I want to thank Bruce Chandler (Jackson & Burke Railroad) and Phil (Phil’s Narrow Gauge) for their detailed gondola builds.







Without their pictures I would have never been able to put this together. When I really got frustrated I would look at the part and think Don must have really loved this hobby to make this kit and that would keep me going.
My biggest problem was I had no idea what all the pieces were or how they went together. I spent hours looking at Bruce and Phil’s pictures trying to figure things out. I also used an AMS flat car to help me. More than once I sat looking at the pieces, reading the directions, looking at the pictures, looking at the part, reading the directions, looking at the pictures, looking at the part….. The hardware placement was a real struggle for me. 
So let the build began.
Here are all the pieces and instructions.








Woodworking portion done.

















I don't like this truck mount








This looks and works better. 








Dang there are a lot of pieces to clean up, remove flashing and drill.

















Pieces are starting to make sense








I decided to drill the brass rods so I could attach the chains with wire.

















Seeing how the lettering might look. Gotta give Stan a call.








Truss rods in place








Parked out in front of the Icing Facility.

















Just needs paint and decals.








Now to finish the other one.

















Tommy







Rio Gracie


----------



## HampshireCountyNarrowGage (Apr 4, 2012)

That's some nice work Tommy.


----------



## R.W. Marty (Jan 2, 2008)

Tommy, 

Nice job on those Gons. 
They are a challenge to to build I know 
having built a couple back when Don first 
introduced them. 

Rick


----------



## Totalwrecker (Feb 26, 2009)

Fantastic deducing, I really understand your motivational reasoning... 
I wish my environment would support such detail, but my critters don't miss a chance to devour what ever isn't part of their norm. 

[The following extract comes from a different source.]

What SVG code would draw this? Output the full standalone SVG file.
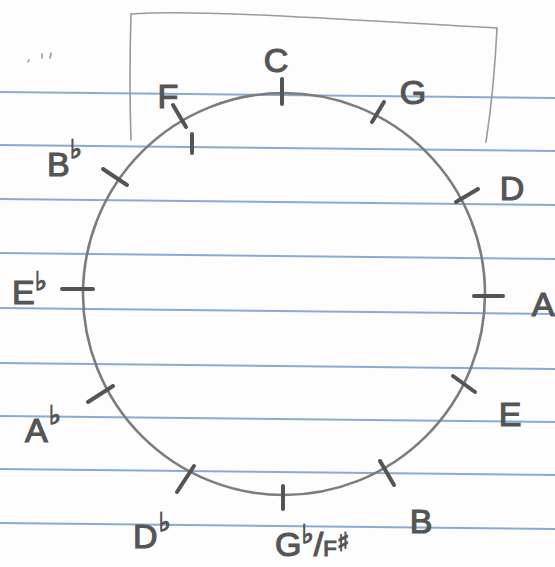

Nice to see your splendid Ice House again. 

John


----------



## docwatsonva (Jan 2, 2008)

Tommy,

Thanks for posting your construction of Don's kit. Great job. I have one of them too and maybe I'll work on mine now that you've provided some building guidelines.

Doc


----------



## Gary Armitstead (Jan 2, 2008)

Tommy,

Very nice build. Beautiful work.


----------



## Randy Stone (Jan 2, 2008)

Very nice Tommy. Are you planning to Paint/Stain or just let them weather naturally?


----------



## Paul Burch (Jan 2, 2008)

Tommy, 
Those are really nice looking. How many "Buds" per kit to ease the nerves?


----------



## tmejia (Jan 2, 2008)

Thanks for the comments guys. 

Randy, Exterior paint flat grey and letter for the Pearl Harbor consist. Interior possibly stain.

Paul,
It's bad manners to count.







That's what I tell Grace anyway









Tommy








Rio Gracie


----------



## Ray Dunakin (Jan 6, 2008)

Very nice!

Looking at the pics, I don't quite understand how the drop bottom works on these cars. What do the other end of the chains attached to, and what is their purpose?


----------



## tmejia (Jan 2, 2008)

Ray,

The chains are attached to the door braces. On the model, The door braces hide the seams of where the door is. Also the yokes on the inside hide the door seams.
Here is a link on how open doors look. 

http://drgwrr.co.uk/wp-content/uplo...GW-787.jpg

Tommy








Rio Gracie


----------



## tmejia (Jan 2, 2008)

So a little bit of progress on the second gondola.
I prepped all the metal pieces. 

Marked and drilled the holes for the grab irons, stirrups and bearing blocks. Sawed off the old bolsters and installed new ones.










Drilled and tapped for the coupler










All tapped!










Mounted










Installed the door braces. You can also see the new bolsters.










Now that the door braces are installed, next is to measure and drill the brass rods.

Tommy








Rio Gracie


----------



## Lake Valley #1 (Dec 31, 2012)

Looking fabulous, Tommy! Maybe one day I'll get busy and scratch build some of those. On a mining and lumber pike like the one I'm working on, they'd get lots of 'business'. Thanks for sharing! Jeff


----------



## Gary Armitstead (Jan 2, 2008)

Very nice Tommy!


----------



## tmejia (Jan 2, 2008)

The Rio Gracie **** Works is proud to announce the addition of 2 drop gondolas to the Pearl Harbor consist.









Both Gondolas done and waiting for paint.










Beautiful painting weather of about 75 degrees.










Finished painting.










During a test run a problem with one of the trucks arose. A spare set of AMS trucks were painted and installed.

Decals from Stan arrived.







First car done. 










Decals applied.










Paint and finish I used.










Out on the track.










My workbench while the tender is charging.










Video of running on the Rio Gracie.



Later

Tommy








Rio Gracie


----------



## docwatsonva (Jan 2, 2008)

Great work Tommy on a difficult kit. Someday -------!

Doc


----------



## JohnCVRy (Jan 23, 2011)

Those cars are absolutely beautiful. What a great job!
I would love to have a couple. They would fit well in my planned Kahului RR.
I now have some thing new to look for...

John R.
Hollister, Ca.


----------